→ **AIM**
Can you write out all the lines word for word, with no pictures?
★ ★ ★
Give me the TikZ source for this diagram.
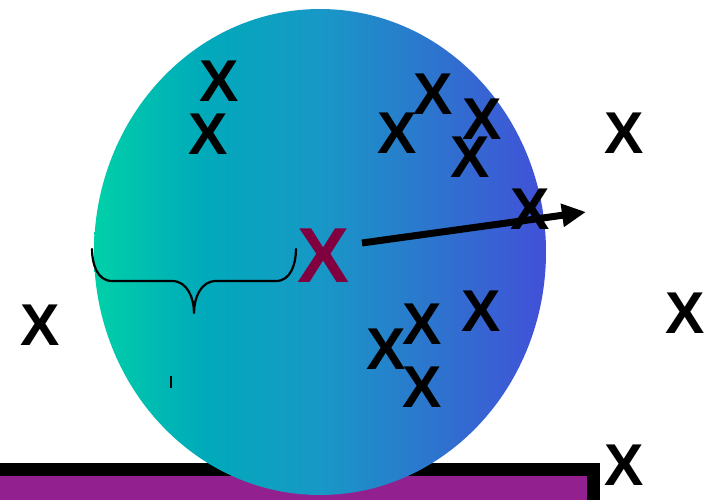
\documentclass[tikz,border=0pt]{standalone}
\usepackage{fontspec}
\setmainfont{Liberation Sans}
\usetikzlibrary{arrows.meta}
\definecolor{c1}{RGB}{0,208,168}
\definecolor{c2}{RGB}{0,170,186}
\definecolor{c3}{RGB}{24,152,198}
\definecolor{c4}{RGB}{44,118,206}
\definecolor{c5}{RGB}{66,80,216}
\definecolor{boxpurple}{RGB}{147,32,143}
\definecolor{centerred}{RGB}{128,0,64}
\pgfdeclarehorizontalshading{ballshade}{100bp}{%
  color(0bp)=(c1); color(25bp)=(c1); color(37bp)=(c2); color(50bp)=(c3); color(62bp)=(c4); color(75bp)=(c5); color(100bp)=(c5)}
\tikzset{
  xmark/.style={font=\fontsize{59}{59}\selectfont\bfseries, inner sep=0pt, anchor=center, text=black},
  bigx/.style={font=\fontsize{78}{78}\selectfont\bfseries, inner sep=0pt, anchor=center, text=centerred},
  bracepath/.style={line width=2.2pt, line cap=round, line join=round},
  movearrow/.style={line width=7pt, -{Triangle[length=24pt,width=22pt]}}
}
\begin{document}
\begin{tikzpicture}[x=1pt,y=-1pt]
\useasboundingbox (0,0) rectangle (715,499);
% base bar
\draw[line width=13pt, fill=boxpurple] (-30,469.5) -- (593.5,469.5) -- (593.5,530) -- (-30,530) -- cycle;
% ball
\shade[shading=ballshade] (320,252) ellipse [x radius=226, y radius=243];
% brace
\draw[bracepath] (92,249) to[out=-90,in=180] (112,281) -- (172,281) to[out=0,in=90] (194,313)
  to[out=90,in=180] (216,281) -- (276,281) to[out=0,in=-90] (296,249);
\draw[line width=2pt] (171,376) -- (171,388);
% center
\node[bigx] (c) at (324,256) {X};
\coordinate (as) at (362,243);
\coordinate (ae) at (586,212);
\draw[movearrow] (as) -- (ae);
% crosses
\node[xmark] (x1) at (219,81) {X};
\node[xmark] (x2) at (208,134) {X};
\node[xmark] (x3) at (433,94) {X};
\node[xmark] (x4) at (397,133) {X};
\node[xmark] (x5) at (482,119) {X};
\node[xmark] (x6) at (470,157) {X};
\node[xmark] (x7) at (530,209) {X};
\node[xmark] (x8) at (624,133) {X};
\node[xmark] (x9) at (40,325) {X};
\node[xmark] (x10) at (685,313) {X};
\node[xmark] (x11) at (481,311) {X};
\node[xmark] (x12) at (422,324) {X};
\node[xmark] (x13) at (386,349) {X};
\node[xmark] (x14) at (422,387) {X};
\node[xmark] (x15) at (624,465) {X};
\end{tikzpicture}
\end{document}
★ ★ ★
→ **WRITTEN RESPONSE**
Give me the TikZ source for this diagram.
\documentclass[tikz,border=0pt]{standalone}
\usepackage{fontspec}
\setmainfont{Liberation Sans}
\usetikzlibrary{arrows.meta}
\definecolor{c1}{RGB}{0,208,168}
\definecolor{c2}{RGB}{0,170,186}
\definecolor{c3}{RGB}{24,152,198}
\definecolor{c4}{RGB}{44,118,206}
\definecolor{c5}{RGB}{66,80,216}
\definecolor{boxpurple}{RGB}{147,32,143}
\definecolor{centerred}{RGB}{128,0,64}
\pgfdeclarehorizontalshading{ballshade}{100bp}{%
  color(0bp)=(c1); color(25bp)=(c1); color(37bp)=(c2); color(50bp)=(c3); color(62bp)=(c4); color(75bp)=(c5); color(100bp)=(c5)}
\tikzset{
  xmark/.style={font=\fontsize{59}{59}\selectfont\bfseries, inner sep=0pt, anchor=center, text=black},
  bigx/.style={font=\fontsize{78}{78}\selectfont\bfseries, inner sep=0pt, anchor=center, text=centerred},
  bracepath/.style={line width=2.2pt, line cap=round, line join=round},
  movearrow/.style={line width=7pt, -{Triangle[length=24pt,width=22pt]}}
}
\begin{document}
\begin{tikzpicture}[x=1pt,y=-1pt]
\useasboundingbox (0,0) rectangle (715,499);
% base bar
\draw[line width=13pt, fill=boxpurple] (-30,469.5) -- (593.5,469.5) -- (593.5,530) -- (-30,530) -- cycle;
% ball
\shade[shading=ballshade] (320,252) ellipse [x radius=226, y radius=243];
% brace
\draw[bracepath] (92,249) to[out=-90,in=180] (112,281) -- (172,281) to[out=0,in=90] (194,313)
  to[out=90,in=180] (216,281) -- (276,281) to[out=0,in=-90] (296,249);
\draw[line width=2pt] (171,376) -- (171,388);
% center
\node[bigx] (c) at (324,256) {X};
\coordinate (as) at (362,243);
\coordinate (ae) at (586,212);
\draw[movearrow] (as) -- (ae);
% crosses
\node[xmark] (x1) at (219,81) {X};
\node[xmark] (x2) at (208,134) {X};
\node[xmark] (x3) at (433,94) {X};
\node[xmark] (x4) at (397,133) {X};
\node[xmark] (x5) at (482,119) {X};
\node[xmark] (x6) at (470,157) {X};
\node[xmark] (x7) at (530,209) {X};
\node[xmark] (x8) at (624,133) {X};
\node[xmark] (x9) at (40,325) {X};
\node[xmark] (x10) at (685,313) {X};
\node[xmark] (x11) at (481,311) {X};
\node[xmark] (x12) at (422,324) {X};
\node[xmark] (x13) at (386,349) {X};
\node[xmark] (x14) at (422,387) {X};
\node[xmark] (x15) at (624,465) {X};
\end{tikzpicture}
\end{document}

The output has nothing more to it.